▶ Data lines
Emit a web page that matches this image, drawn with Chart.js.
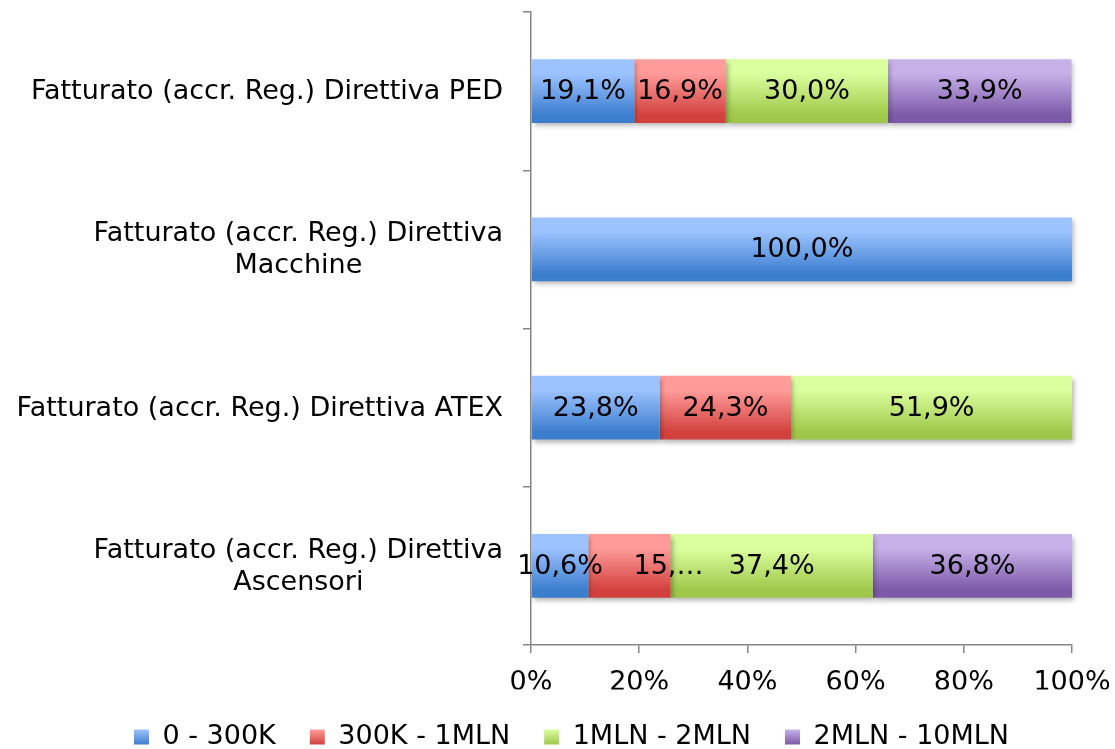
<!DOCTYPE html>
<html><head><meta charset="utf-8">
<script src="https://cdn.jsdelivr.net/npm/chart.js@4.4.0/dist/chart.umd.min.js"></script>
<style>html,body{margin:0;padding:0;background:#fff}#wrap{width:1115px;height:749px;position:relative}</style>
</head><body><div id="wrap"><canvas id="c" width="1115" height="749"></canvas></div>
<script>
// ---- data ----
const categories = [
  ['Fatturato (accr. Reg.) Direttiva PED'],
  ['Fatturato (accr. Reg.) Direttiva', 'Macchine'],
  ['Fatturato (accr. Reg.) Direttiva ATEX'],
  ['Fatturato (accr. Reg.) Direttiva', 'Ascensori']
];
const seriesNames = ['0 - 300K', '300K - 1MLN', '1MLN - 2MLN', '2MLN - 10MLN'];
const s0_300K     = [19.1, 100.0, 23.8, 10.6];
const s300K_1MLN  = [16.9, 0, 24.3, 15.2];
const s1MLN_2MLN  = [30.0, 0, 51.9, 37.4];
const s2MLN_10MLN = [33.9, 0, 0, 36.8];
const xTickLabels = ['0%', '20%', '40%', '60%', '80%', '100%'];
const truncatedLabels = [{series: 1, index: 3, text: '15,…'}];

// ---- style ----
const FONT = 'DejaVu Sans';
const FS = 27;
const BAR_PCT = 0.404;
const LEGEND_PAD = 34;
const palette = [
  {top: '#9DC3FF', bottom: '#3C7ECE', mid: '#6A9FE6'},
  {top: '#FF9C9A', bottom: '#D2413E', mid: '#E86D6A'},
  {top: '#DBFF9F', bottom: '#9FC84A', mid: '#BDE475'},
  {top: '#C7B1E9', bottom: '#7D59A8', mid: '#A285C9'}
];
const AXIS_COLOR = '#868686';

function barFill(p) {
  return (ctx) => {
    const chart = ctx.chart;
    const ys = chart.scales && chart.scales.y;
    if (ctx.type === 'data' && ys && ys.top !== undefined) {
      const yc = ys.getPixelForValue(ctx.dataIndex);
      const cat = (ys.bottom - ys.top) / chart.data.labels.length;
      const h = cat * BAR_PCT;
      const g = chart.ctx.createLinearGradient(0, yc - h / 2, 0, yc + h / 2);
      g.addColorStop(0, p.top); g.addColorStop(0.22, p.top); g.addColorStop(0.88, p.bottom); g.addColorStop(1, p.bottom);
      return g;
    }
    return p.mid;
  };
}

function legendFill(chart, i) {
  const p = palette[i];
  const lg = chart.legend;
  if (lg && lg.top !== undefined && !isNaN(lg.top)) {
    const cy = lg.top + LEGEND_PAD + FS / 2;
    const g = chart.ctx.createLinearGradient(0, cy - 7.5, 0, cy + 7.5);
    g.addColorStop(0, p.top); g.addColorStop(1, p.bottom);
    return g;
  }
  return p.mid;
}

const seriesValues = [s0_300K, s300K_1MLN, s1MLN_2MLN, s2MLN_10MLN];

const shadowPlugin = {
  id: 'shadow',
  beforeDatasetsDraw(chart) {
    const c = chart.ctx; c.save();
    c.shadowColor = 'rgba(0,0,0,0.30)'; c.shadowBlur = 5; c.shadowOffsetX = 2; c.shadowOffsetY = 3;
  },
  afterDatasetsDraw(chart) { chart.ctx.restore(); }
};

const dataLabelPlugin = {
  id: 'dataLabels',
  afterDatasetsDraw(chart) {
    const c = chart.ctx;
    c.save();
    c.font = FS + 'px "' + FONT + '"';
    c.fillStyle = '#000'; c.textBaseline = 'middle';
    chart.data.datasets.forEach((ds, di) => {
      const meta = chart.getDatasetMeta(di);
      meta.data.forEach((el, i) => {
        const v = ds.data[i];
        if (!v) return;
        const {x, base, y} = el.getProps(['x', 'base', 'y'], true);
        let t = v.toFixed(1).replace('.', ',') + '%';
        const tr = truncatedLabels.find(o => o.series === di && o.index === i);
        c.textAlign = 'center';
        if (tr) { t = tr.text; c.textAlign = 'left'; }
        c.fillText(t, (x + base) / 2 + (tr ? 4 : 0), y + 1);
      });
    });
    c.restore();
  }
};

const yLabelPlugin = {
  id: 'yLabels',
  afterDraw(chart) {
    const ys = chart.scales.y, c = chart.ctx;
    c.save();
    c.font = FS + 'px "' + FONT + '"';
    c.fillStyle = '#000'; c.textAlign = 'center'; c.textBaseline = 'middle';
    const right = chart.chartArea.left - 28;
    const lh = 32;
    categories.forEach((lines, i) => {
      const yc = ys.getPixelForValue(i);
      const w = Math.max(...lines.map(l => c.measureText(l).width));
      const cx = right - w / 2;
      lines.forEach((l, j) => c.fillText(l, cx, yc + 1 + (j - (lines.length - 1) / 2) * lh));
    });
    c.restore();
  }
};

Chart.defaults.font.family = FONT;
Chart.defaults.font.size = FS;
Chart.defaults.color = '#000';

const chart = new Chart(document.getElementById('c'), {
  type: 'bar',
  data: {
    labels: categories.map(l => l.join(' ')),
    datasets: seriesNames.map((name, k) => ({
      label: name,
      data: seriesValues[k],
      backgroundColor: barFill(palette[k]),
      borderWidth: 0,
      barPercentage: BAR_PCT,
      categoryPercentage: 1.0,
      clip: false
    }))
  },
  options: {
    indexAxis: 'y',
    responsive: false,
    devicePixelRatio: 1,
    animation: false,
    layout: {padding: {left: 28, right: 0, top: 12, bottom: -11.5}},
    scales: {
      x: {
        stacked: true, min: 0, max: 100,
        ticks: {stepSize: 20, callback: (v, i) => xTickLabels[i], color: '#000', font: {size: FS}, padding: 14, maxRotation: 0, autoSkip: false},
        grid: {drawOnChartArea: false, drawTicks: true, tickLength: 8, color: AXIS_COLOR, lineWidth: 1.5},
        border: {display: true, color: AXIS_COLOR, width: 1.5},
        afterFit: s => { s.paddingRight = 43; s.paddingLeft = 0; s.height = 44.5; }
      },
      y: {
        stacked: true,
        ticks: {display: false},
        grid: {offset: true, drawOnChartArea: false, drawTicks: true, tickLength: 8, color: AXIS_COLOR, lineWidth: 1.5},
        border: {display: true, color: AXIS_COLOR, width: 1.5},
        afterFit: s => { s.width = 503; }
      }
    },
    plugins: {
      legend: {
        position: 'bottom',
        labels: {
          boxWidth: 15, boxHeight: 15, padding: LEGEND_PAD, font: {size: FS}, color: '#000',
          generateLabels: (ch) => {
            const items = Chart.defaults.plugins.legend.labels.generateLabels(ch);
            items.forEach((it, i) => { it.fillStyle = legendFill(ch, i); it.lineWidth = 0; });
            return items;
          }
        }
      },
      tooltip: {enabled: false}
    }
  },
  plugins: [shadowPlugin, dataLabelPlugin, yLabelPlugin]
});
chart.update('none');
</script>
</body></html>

▶ Exercise brief
Begin at the first line of the data above and repeat each line exactly, stopping after the line containing "const AXIS_COLOR = '#868686';". Omit the pictures.

▶ Reply
Emit a web page that matches this image, drawn with Chart.js.
<!DOCTYPE html>
<html><head><meta charset="utf-8">
<script src="https://cdn.jsdelivr.net/npm/chart.js@4.4.0/dist/chart.umd.min.js"></script>
<style>html,body{margin:0;padding:0;background:#fff}#wrap{width:1115px;height:749px;position:relative}</style>
</head><body><div id="wrap"><canvas id="c" width="1115" height="749"></canvas></div>
<script>
// ---- data ----
const categories = [
  ['Fatturato (accr. Reg.) Direttiva PED'],
  ['Fatturato (accr. Reg.) Direttiva', 'Macchine'],
  ['Fatturato (accr. Reg.) Direttiva ATEX'],
  ['Fatturato (accr. Reg.) Direttiva', 'Ascensori']
];
const seriesNames = ['0 - 300K', '300K - 1MLN', '1MLN - 2MLN', '2MLN - 10MLN'];
const s0_300K     = [19.1, 100.0, 23.8, 10.6];
const s300K_1MLN  = [16.9, 0, 24.3, 15.2];
const s1MLN_2MLN  = [30.0, 0, 51.9, 37.4];
const s2MLN_10MLN = [33.9, 0, 0, 36.8];
const xTickLabels = ['0%', '20%', '40%', '60%', '80%', '100%'];
const truncatedLabels = [{series: 1, index: 3, text: '15,…'}];

// ---- style ----
const FONT = 'DejaVu Sans';
const FS = 27;
const BAR_PCT = 0.404;
const LEGEND_PAD = 34;
const palette = [
  {top: '#9DC3FF', bottom: '#3C7ECE', mid: '#6A9FE6'},
  {top: '#FF9C9A', bottom: '#D2413E', mid: '#E86D6A'},
  {top: '#DBFF9F', bottom: '#9FC84A', mid: '#BDE475'},
  {top: '#C7B1E9', bottom: '#7D59A8', mid: '#A285C9'}
];
const AXIS_COLOR = '#868686';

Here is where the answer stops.